--- Recorded information ---
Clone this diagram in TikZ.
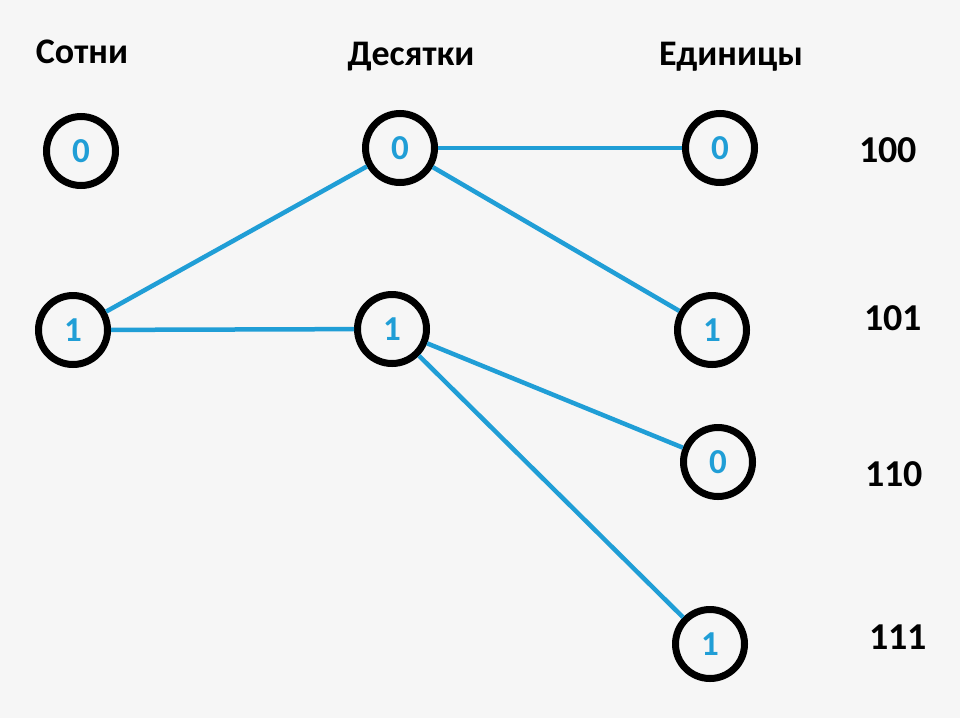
\documentclass[tikz,border=0pt]{standalone}
\usepackage{fontspec}
\setmainfont{Carlito}
\usepackage{tikz}
\definecolor{lineblue}{RGB}{32,158,214}
\definecolor{bggray}{RGB}{246,246,246}

\begin{document}
\begin{tikzpicture}[x=1pt, y=-1pt,
  every node/.style={font=\bfseries},
  digit/.style={draw, circle, line width=7pt, minimum size=69pt, inner sep=0pt, text=lineblue, font=\bfseries\fontsize{35}{35}\selectfont},
  head/.style={font=\bfseries\fontsize{36}{36}\selectfont},
  code/.style={font=\bfseries\fontsize{38}{38}\selectfont},
  edge/.style={draw=lineblue, line width=4.5pt}]
\fill[bggray] (0,0) rectangle (960,718);
\node[head] (H1) at (82,52) {Сотни};
\node[head] (H2) at (411,57) {Десятки};
\node[head] (H3) at (731,57) {Единицы};
\node[digit] (S0) at (81,151) {0};
\node[digit] (S1) at (73,330) {1};
\node[digit] (D0) at (400,148) {0};
\node[digit] (D1) at (392,329) {1};
\node[digit] (E0) at (720,148) {0};
\node[digit] (E1) at (712,330) {1};
\node[digit] (E2) at (718,462) {0};
\node[digit] (E3) at (710,644) {1};
\node[code] (C0) at (888,150) {100};
\node[code] (C1) at (893,318) {101};
\node[code] (C2) at (894,474) {110};
\node[code] (C3) at (898,637) {111};
\draw[edge] (S1) -- (D0);
\draw[edge] (S1) -- (D1);
\draw[edge] (D0) -- (E0);
\draw[edge] (D0) -- (E1);
\draw[edge] (D1) -- (E2);
\draw[edge] (D1) -- (E3);
\end{tikzpicture}
\end{document}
---
| The exercise |
Transcribe the preceding listing in its entirety and with exact wording, leaving out pictures.

| Solution to the problem |
Clone this diagram in TikZ.
\documentclass[tikz,border=0pt]{standalone}
\usepackage{fontspec}
\setmainfont{Carlito}
\usepackage{tikz}
\definecolor{lineblue}{RGB}{32,158,214}
\definecolor{bggray}{RGB}{246,246,246}

\begin{document}
\begin{tikzpicture}[x=1pt, y=-1pt,
  every node/.style={font=\bfseries},
  digit/.style={draw, circle, line width=7pt, minimum size=69pt, inner sep=0pt, text=lineblue, font=\bfseries\fontsize{35}{35}\selectfont},
  head/.style={font=\bfseries\fontsize{36}{36}\selectfont},
  code/.style={font=\bfseries\fontsize{38}{38}\selectfont},
  edge/.style={draw=lineblue, line width=4.5pt}]
\fill[bggray] (0,0) rectangle (960,718);
\node[head] (H1) at (82,52) {Сотни};
\node[head] (H2) at (411,57) {Десятки};
\node[head] (H3) at (731,57) {Единицы};
\node[digit] (S0) at (81,151) {0};
\node[digit] (S1) at (73,330) {1};
\node[digit] (D0) at (400,148) {0};
\node[digit] (D1) at (392,329) {1};
\node[digit] (E0) at (720,148) {0};
\node[digit] (E1) at (712,330) {1};
\node[digit] (E2) at (718,462) {0};
\node[digit] (E3) at (710,644) {1};
\node[code] (C0) at (888,150) {100};
\node[code] (C1) at (893,318) {101};
\node[code] (C2) at (894,474) {110};
\node[code] (C3) at (898,637) {111};
\draw[edge] (S1) -- (D0);
\draw[edge] (S1) -- (D1);
\draw[edge] (D0) -- (E0);
\draw[edge] (D0) -- (E1);
\draw[edge] (D1) -- (E2);
\draw[edge] (D1) -- (E3);
\end{tikzpicture}
\end{document}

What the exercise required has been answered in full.